§ **Set problem**: Below are the entries; state how many of their lines contain the string "this", and nothing more.

══ Recorded information ══

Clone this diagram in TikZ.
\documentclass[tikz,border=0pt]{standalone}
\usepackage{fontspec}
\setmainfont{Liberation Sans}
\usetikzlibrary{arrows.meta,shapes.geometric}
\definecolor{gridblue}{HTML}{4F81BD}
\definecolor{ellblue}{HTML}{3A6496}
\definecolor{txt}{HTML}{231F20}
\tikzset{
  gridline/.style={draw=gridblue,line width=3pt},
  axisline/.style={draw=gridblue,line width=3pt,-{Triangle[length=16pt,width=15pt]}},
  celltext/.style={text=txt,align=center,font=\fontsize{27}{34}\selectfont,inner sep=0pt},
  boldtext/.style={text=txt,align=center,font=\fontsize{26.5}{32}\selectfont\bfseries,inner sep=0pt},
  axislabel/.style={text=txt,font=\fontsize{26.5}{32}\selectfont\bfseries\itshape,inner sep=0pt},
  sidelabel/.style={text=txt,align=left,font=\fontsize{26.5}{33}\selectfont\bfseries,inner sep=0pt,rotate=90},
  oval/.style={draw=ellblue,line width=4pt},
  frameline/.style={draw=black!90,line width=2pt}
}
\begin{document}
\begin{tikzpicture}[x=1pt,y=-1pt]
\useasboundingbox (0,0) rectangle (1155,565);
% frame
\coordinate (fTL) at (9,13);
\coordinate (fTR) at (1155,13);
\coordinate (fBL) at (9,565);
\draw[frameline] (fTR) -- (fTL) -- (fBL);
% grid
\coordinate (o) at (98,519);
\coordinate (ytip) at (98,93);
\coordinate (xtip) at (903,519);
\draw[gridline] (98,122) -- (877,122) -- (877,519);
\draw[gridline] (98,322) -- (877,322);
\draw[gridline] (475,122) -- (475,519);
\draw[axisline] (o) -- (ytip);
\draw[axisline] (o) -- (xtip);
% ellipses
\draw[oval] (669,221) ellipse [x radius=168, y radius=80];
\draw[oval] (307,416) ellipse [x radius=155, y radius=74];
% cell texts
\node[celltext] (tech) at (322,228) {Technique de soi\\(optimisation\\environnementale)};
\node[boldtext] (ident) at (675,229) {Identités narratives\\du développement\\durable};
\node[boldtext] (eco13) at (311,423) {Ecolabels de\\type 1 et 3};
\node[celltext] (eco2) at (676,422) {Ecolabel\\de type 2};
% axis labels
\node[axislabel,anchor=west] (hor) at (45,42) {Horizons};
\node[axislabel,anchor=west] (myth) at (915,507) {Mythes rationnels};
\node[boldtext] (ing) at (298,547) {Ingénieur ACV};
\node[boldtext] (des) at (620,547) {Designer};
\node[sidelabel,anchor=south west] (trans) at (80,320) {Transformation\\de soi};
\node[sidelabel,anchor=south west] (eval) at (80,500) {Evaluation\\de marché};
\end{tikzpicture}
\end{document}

═══
══ Recorded information ══

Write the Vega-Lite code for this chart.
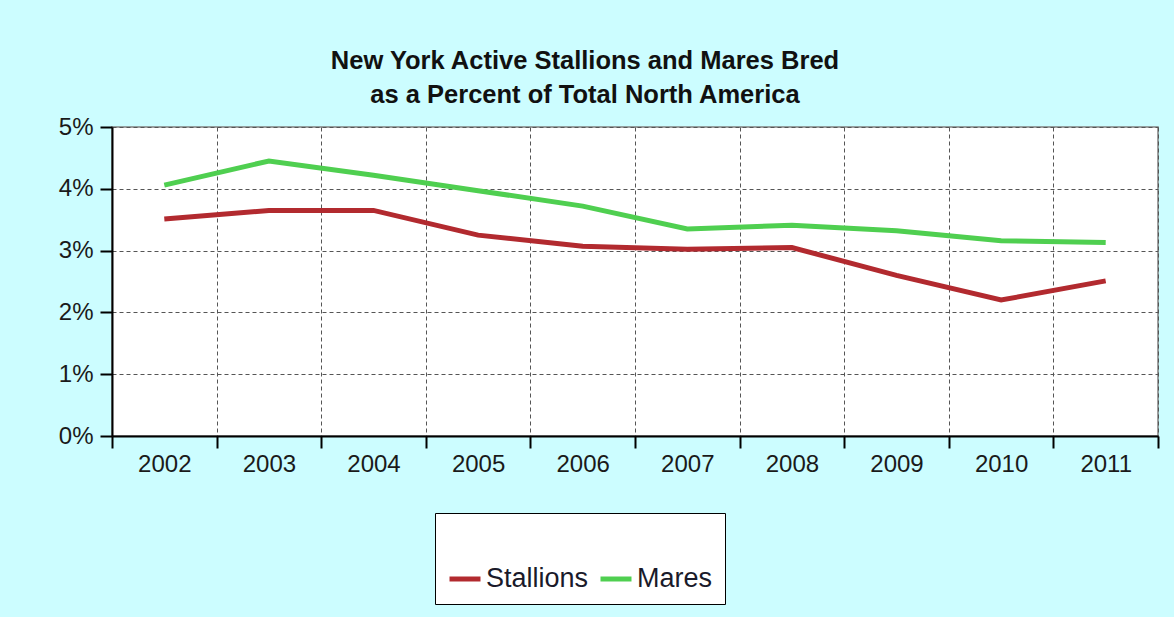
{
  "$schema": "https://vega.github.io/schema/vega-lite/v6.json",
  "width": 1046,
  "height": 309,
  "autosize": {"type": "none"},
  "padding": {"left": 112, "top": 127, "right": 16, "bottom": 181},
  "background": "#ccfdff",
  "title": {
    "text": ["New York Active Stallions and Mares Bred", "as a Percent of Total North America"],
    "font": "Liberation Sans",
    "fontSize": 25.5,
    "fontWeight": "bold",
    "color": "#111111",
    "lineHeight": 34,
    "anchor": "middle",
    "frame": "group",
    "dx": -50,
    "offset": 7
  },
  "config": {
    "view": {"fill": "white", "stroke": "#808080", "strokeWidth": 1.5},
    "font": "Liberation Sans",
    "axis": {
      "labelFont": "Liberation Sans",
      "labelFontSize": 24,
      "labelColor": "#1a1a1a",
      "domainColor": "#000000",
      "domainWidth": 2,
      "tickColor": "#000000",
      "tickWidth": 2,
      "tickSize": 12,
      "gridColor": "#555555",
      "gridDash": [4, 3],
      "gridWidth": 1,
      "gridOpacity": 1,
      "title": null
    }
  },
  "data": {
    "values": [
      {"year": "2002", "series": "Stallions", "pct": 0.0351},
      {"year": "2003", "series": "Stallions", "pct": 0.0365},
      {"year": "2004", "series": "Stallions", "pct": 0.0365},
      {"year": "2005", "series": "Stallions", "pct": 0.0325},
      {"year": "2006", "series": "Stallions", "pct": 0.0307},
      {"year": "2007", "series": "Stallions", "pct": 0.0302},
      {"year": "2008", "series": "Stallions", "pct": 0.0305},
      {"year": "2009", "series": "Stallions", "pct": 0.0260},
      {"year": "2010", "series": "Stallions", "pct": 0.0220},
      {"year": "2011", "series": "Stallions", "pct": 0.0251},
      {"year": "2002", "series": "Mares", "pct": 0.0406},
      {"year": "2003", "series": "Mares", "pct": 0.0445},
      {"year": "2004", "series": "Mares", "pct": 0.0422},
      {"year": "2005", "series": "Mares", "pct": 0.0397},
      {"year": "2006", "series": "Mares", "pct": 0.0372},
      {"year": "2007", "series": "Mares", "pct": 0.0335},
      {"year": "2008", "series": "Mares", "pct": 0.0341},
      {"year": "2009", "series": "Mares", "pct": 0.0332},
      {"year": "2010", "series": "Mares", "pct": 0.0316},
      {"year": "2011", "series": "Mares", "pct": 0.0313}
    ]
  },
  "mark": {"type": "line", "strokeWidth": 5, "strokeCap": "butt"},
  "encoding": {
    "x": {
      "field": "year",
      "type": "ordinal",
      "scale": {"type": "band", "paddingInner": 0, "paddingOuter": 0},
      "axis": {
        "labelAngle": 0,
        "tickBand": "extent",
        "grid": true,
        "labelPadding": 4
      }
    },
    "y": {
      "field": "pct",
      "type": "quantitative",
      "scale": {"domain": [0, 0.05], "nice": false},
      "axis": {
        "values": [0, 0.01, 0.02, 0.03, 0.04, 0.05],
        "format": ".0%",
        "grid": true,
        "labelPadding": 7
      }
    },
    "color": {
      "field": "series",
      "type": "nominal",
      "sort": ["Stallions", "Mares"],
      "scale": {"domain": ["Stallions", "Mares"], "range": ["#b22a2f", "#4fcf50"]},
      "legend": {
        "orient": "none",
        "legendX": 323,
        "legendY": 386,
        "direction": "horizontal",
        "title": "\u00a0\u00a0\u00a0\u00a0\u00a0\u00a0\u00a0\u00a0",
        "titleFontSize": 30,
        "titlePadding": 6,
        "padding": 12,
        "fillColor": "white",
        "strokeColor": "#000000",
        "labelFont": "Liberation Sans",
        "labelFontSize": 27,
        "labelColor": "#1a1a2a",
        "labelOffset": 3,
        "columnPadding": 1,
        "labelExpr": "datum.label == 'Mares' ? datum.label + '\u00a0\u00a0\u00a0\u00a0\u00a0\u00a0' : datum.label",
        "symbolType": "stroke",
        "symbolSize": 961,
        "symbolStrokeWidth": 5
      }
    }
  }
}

═══

§ **Correct answer**: 2